International experts and lawyers have volunteered to help Veloso, citing in particular a case of human trafficking. Migrants group Migrante International is leading the group that is helping Veloso.

One human trafficking expert, who has volunteered to help in Veloso’s case, says Veloso is clearly a victim of human trafficking because she was duped into travelling to Malaysia for a job as a domestic helper but ended up being used as a drug mule.

‘The challenge now is to bring her home,’ says Felicity Gerry QC, a British lawyer.

Indeed, Veloso’s battle isn’t finished yet.

Gerry says that Mary Jane should be sent straight home on legal grounds. Indonesian law on human trafficking, Gerry says, is better than most other countries on this topic and it appears that the legal issues may not have been properly raised before.

Moving forward, Gerry says, there should be a way for the government to bring people out of poverty so that they are not forced into working abroad.

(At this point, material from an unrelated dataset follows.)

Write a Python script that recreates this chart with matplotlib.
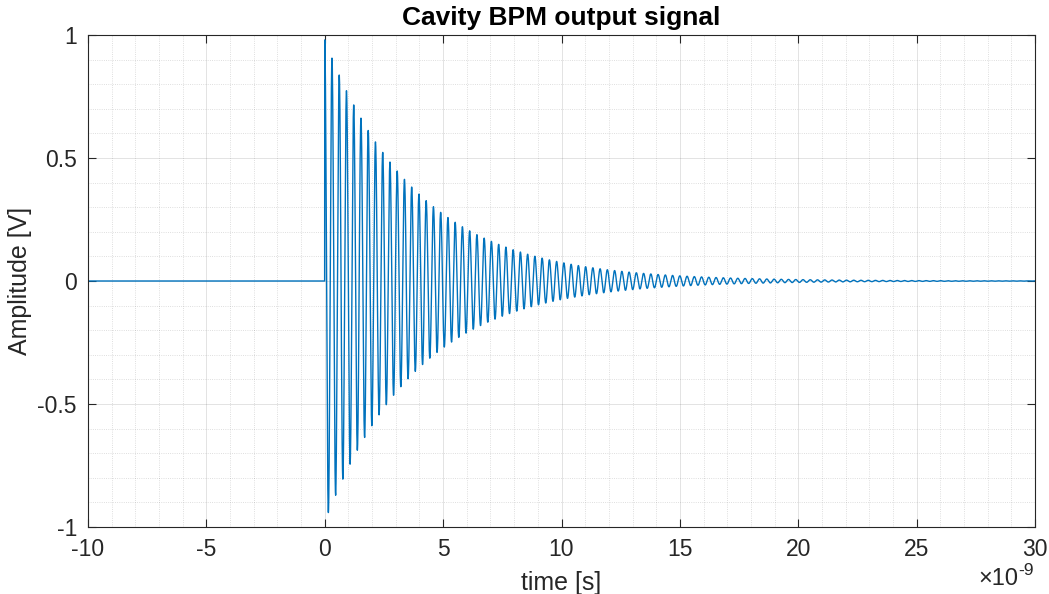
import numpy as np
import matplotlib
matplotlib.use('Agg')
import matplotlib.pyplot as plt
from matplotlib.ticker import MultipleLocator, FuncFormatter

plt.rcParams['font.family'] = ['Liberation Sans', 'DejaVu Sans']
plt.rcParams['axes.unicode_minus'] = False

# signal parameters
t_min, t_max = -10e-9, 30e-9
n_samples = 8001
amp = 0.98          # first peak [V]
f_res = 3.267e9     # ringing frequency [Hz]
tau = 3.9e-9        # decay time [s]

x_ticks = [-10, -5, 0, 5, 10, 15, 20, 25, 30]
y_ticks = [-1, -0.5, 0, 0.5, 1]

t = np.linspace(t_min, t_max, n_samples)
v = np.where(t >= 0, amp * np.exp(-t / tau) * np.cos(2 * np.pi * f_res * t), 0.0)

fig = plt.figure(figsize=(10.49, 5.94), dpi=100)
ax = fig.add_axes([88 / 1049, 67 / 594, 947 / 1049, 492 / 594])

ax.plot(t * 1e9, v, color='#0072BD', lw=1.0)

ax.set_xlim(-10, 30)
ax.set_ylim(-1, 1)
ax.set_xticks(x_ticks)
ax.set_yticks(y_ticks)
ax.xaxis.set_minor_locator(MultipleLocator(1))
ax.yaxis.set_minor_locator(MultipleLocator(0.1))
ax.yaxis.set_major_formatter(FuncFormatter(lambda y, p: '%g' % y))

axcol = '#262626'
ax.tick_params(which='major', direction='in', length=6, width=0.8, colors=axcol,
               labelsize=16.5, top=True, right=True, pad=8)
ax.tick_params(which='minor', length=0, top=True, right=True)
for s in ax.spines.values():
    s.set_color(axcol)
    s.set_linewidth(0.8)

ax.grid(which='major', color=axcol, alpha=0.15, lw=0.6, ls='-')
ax.grid(which='minor', color=axcol, alpha=0.2, lw=0.6, ls=':')
ax.set_axisbelow(True)

ax.set_title('Cavity BPM output signal', fontsize=19, fontweight='bold', color='black', pad=7)
ax.set_xlabel('time [s]', fontsize=18, color=axcol, labelpad=7)
ax.set_ylabel('Amplitude [V]', fontsize=18, color=axcol, labelpad=4)

# exponent label in the lower right corner
fig.text(1018 / 1049, 4 / 594, '\u00d710', fontsize=17, color=axcol, ha='right', va='bottom')
fig.text(1018 / 1049, 16 / 594, '-9', fontsize=12.5, color=axcol, ha='left', va='bottom')

fig.savefig('out.png', dpi=100)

‘Clearly, this is a person that is exploited and there has to be a new way of doing things to lift people out of poverty and exploitation,’ she says. ‘That’s what the research on human trafficking is about. It’s more than human trafficking, it’s exploitation.’

The next campaign should be to bring her home.

Her parents agree. And this comes with a promise that they would never again allow her to leave the country.

‘We will do everything to survive. We will make do with what we have. Never again will we allow her to leave,’ says Celia. The prayers will continue, she says. Miracles happen. ‘We will keep on praying and we will pray hard, because my daughter is innocent,’ she explains.